Integrating three smart predictive models using a power-law committee machine for the prediction of compressive strength in masonry made of clay bricks and cement mortar

Abstract

Due to the importance of the compressive strength of masonry (CSM) prisms made of clay bricks and cement mortar in the design of masonry structures, it is crucial to develop a reliable method for accurate prediction. This paper presents an innovative approach for estimating CSM by integrating an optimized convolutional neural network (OCNN), extreme learning machine (ELM), and decision tree (DT) using a power-law committee machine (PLCM).
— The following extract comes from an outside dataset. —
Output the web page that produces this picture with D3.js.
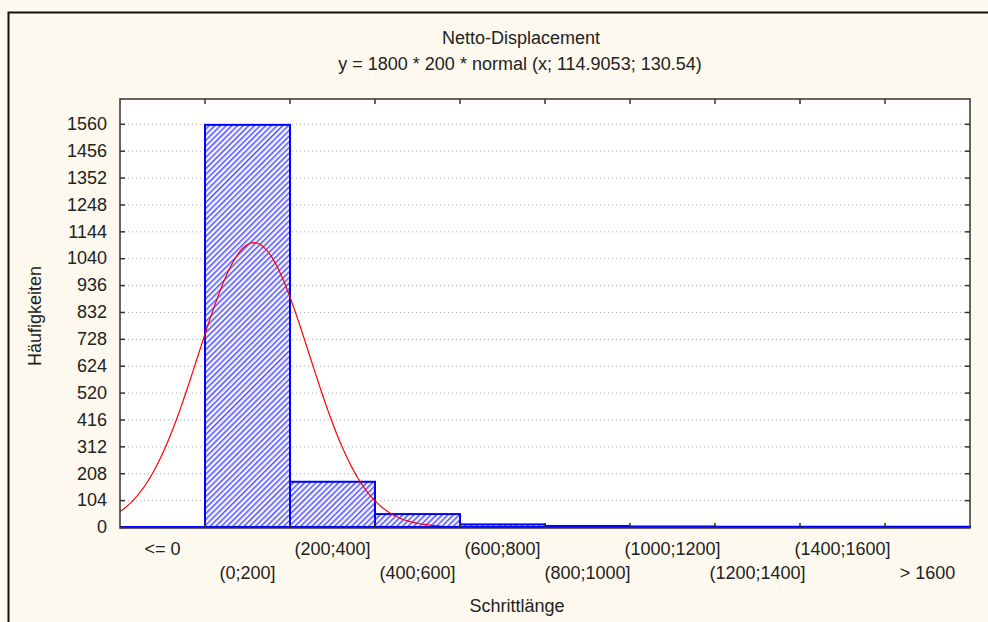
<!DOCTYPE html>
<html>
<head>
<meta charset="utf-8">
<script src="https://cdn.jsdelivr.net/npm/d3@7"></script>
<style>
  body { margin: 0; background: #fdf9ee; }
  text { font-family: "Liberation Sans", Arial, sans-serif; fill: #222; }
</style>
</head>
<body>
<svg id="chart"></svg>
<script>
let w = 988;
let h = 622;
let chart1;

// categories of the histogram (Schrittlänge)
let categories = ["<= 0", "(0;200]", "(200;400]", "(400;600]", "(600;800]",
    "(800;1000]", "(1000;1200]", "(1200;1400]", "(1400;1600]", "> 1600"];
// counts per class
let counts = [0, 1556, 175, 50, 10, 4, 2, 1, 1, 1];
let yTicks = [0, 104, 208, 312, 416, 520, 624, 728, 832, 936, 1040, 1144, 1248, 1352, 1456, 1560];
// fitted normal: 1800 * 200 * normal(x; mu; sigma)
let nTotal = 1800;
let binWidth = 200;
let mu = 114.9053;
let sigma = 130.54;

let margin = {left: 120, right: 18, top: 99, bottom: 94};
let fs = '18px';

function initGraph() {
    chart1 = d3.select("#chart")
        .attr('width', w)
        .attr('height', h);

    // outer frame
    chart1.append('rect')
        .attr('x', 8.5).attr('y', 12.5)
        .attr('width', w + 10).attr('height', h + 10)
        .attr('fill', '#fdf9ee')
        .attr('stroke', '#111')
        .attr('stroke-width', 2);

    let xScale = d3.scaleBand()
        .domain(categories)
        .range([margin.left, w - margin.right])
        .padding(0);
    let bw = xScale.bandwidth();

    // continuous x for the curve: band "(0;200]" spans 0..200
    let xLin = d3.scaleLinear()
        .domain([-200, 1800])
        .range([margin.left, w - margin.right]);

    let yScale = d3.scaleLinear()
        .domain([0, 1656])
        .range([h - margin.bottom - 1, margin.top]);

    // hatch "////"
    let defs = chart1.append('defs');
    let pat = defs.append('pattern')
        .attr('id', 'hatch')
        .attr('patternUnits', 'userSpaceOnUse')
        .attr('width', 4).attr('height', 4)
        .attr('patternTransform', 'rotate(45)');
    pat.append('rect').attr('width', 4).attr('height', 4).attr('fill', '#f4f4ff');
    pat.append('rect')
        .attr('x', 0).attr('y', 0)
        .attr('width', 1.4).attr('height', 4)
        .attr('fill', '#4a4aff');

    defs.append('clipPath').attr('id', 'clip')
        .append('rect')
        .attr('x', margin.left).attr('y', margin.top)
        .attr('width', w - margin.left - margin.right)
        .attr('height', h - margin.top - margin.bottom);

    // plot background
    chart1.append('rect')
        .attr('x', margin.left).attr('y', margin.top)
        .attr('width', w - margin.left - margin.right)
        .attr('height', h - margin.top - margin.bottom)
        .attr('fill', '#fff');

    // grid
    chart1.append('g')
        .selectAll('line')
        .data(yTicks.filter(d => d > 0))
        .enter()
        .append('line')
            .attr('x1', margin.left).attr('x2', w - margin.right)
            .attr('y1', d => yScale(d) + 0.5).attr('y2', d => yScale(d) + 0.5)
            .attr('stroke', '#aaa')
            .attr('stroke-dasharray', '1,3');

    // bars
    chart1.append('g')
        .selectAll('rect')
        .data(counts)
        .enter()
        .append('rect')
            .attr('x', (d, i) => xScale(categories[i]))
            .attr('y', d => yScale(d))
            .attr('width', bw)
            .attr('height', d => yScale(0) - yScale(d))
            .attr('fill', 'url(#hatch)')
            .attr('stroke', '#0000ff')
            .attr('stroke-width', 2);

    // normal curve
    let pts = d3.range(-200, 560, 5).map(v => [v,
        nTotal * binWidth * Math.exp(-0.5 * Math.pow((v - mu) / sigma, 2)) / (sigma * Math.sqrt(2 * Math.PI))]);
    chart1.append('path')
        .datum(pts)
        .attr('clip-path', 'url(#clip)')
        .attr('d', d3.line().x(d => xLin(d[0])).y(d => yScale(d[1])))
        .attr('fill', 'none')
        .attr('stroke', '#ff0000')
        .attr('stroke-width', 1.2);

    // blue base line
    chart1.append('line')
        .attr('x1', margin.left).attr('x2', w - margin.right)
        .attr('y1', yScale(0)).attr('y2', yScale(0))
        .attr('stroke', '#0000ff')
        .attr('stroke-width', 2);

    // plot frame
    chart1.append('rect')
        .attr('x', margin.left).attr('y', margin.top)
        .attr('width', w - margin.left - margin.right)
        .attr('height', h - margin.top - margin.bottom)
        .attr('fill', 'none')
        .attr('stroke', '#333')
        .attr('stroke-width', 1.5);

    // y axis left and right, ticks inside
    let yAxisL = d3.axisLeft(yScale).tickValues(yTicks).tickSize(-5).tickPadding(13).tickFormat(d3.format('d'));
    let gl = chart1.append('g')
        .attr('transform', `translate(${margin.left}, 0)`)
        .attr('font-size', fs)
        .attr('font-family', '"Liberation Sans", Arial, sans-serif')
        .call(yAxisL);
    gl.select('.domain').remove();
    gl.selectAll('line').attr('stroke', '#333').attr('stroke-width', 1.5);
    gl.selectAll('text').attr('font-size', fs).attr('fill', '#222');

    let yAxisR = d3.axisRight(yScale).tickValues(yTicks.filter(d => d > 0)).tickSize(-5).tickFormat('');
    let gr = chart1.append('g')
        .attr('transform', `translate(${w - margin.right}, 0)`)
        .call(yAxisR);
    gr.select('.domain').remove();
    gr.selectAll('line').attr('stroke', '#333').attr('stroke-width', 1.5);

    // x ticks at class borders, top and bottom
    let borders = categories.slice(1).map(c => xScale(c));
    chart1.append('g')
        .selectAll('line')
        .data(borders)
        .enter()
        .append('line')
            .attr('x1', d => d).attr('x2', d => d)
            .attr('y1', margin.top).attr('y2', margin.top + 5)
            .attr('stroke', '#333').attr('stroke-width', 1.5);
    chart1.append('g')
        .selectAll('line')
        .data(borders)
        .enter()
        .append('line')
            .attr('x1', d => d).attr('x2', d => d)
            .attr('y1', yScale(0)).attr('y2', yScale(0) - 4)
            .attr('stroke', '#333').attr('stroke-width', 1.5);

    // staggered category labels
    chart1.append('g')
        .selectAll('text')
        .data(categories)
        .enter()
        .append('text')
            .attr('x', d => xScale(d) + bw / 2)
            .attr('y', (d, i) => i % 2 == 0 ? 555 : 579)
            .attr('text-anchor', 'middle')
            .attr('font-size', fs)
            .text(d => d);

    // titles
    chart1.append('text')
        .attr('x', 521).attr('y', 44)
        .attr('text-anchor', 'middle')
        .attr('font-size', fs)
        .text('Netto-Displacement');
    chart1.append('text')
        .attr('x', 520).attr('y', 70)
        .attr('text-anchor', 'middle')
        .attr('font-size', fs)
        .text('y = ' + nTotal + ' * ' + binWidth + ' * normal (x; ' + mu + '; ' + sigma + ')');
    chart1.append('text')
        .attr('x', 517).attr('y', 612)
        .attr('text-anchor', 'middle')
        .attr('font-size', fs)
        .text('Schrittlänge');
    chart1.append('text')
        .attr('transform', 'translate(41, 316) rotate(-90)')
        .attr('text-anchor', 'middle')
        .attr('font-size', fs)
        .text('Häufigkeiten');
}

initGraph();
</script>
</body>
</html>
The strategy consists of two steps: firstly, three regression approaches (OCNN, ELM, and DT) are developed to model CSM, and secondly, the results of these methods are combined through a PLCM. The convolutional neural network is enhanced using the cuckoo search (CS) algorithm to determine its weights and bias, thereby improving its ability to model CSM accurately. The CS algorithm is also employed in the PLCM structure to extract the optimal contribution of each individual model in the overall prediction. To statistically evaluate the effectiveness and efficiency of the developed models and compare them with previously established empirical correlations for estimating CSM values, various visualization methods and statistical parameters are utilized. The evaluation demonstrates that OCNN, ELM, and DT can estimate CSM with remarkable accuracy and further confirms that PLCM outperforms its individual elements as well as empirical methods. This study provides evidence of the significant improvement in the performance of PLCM in modeling CSM.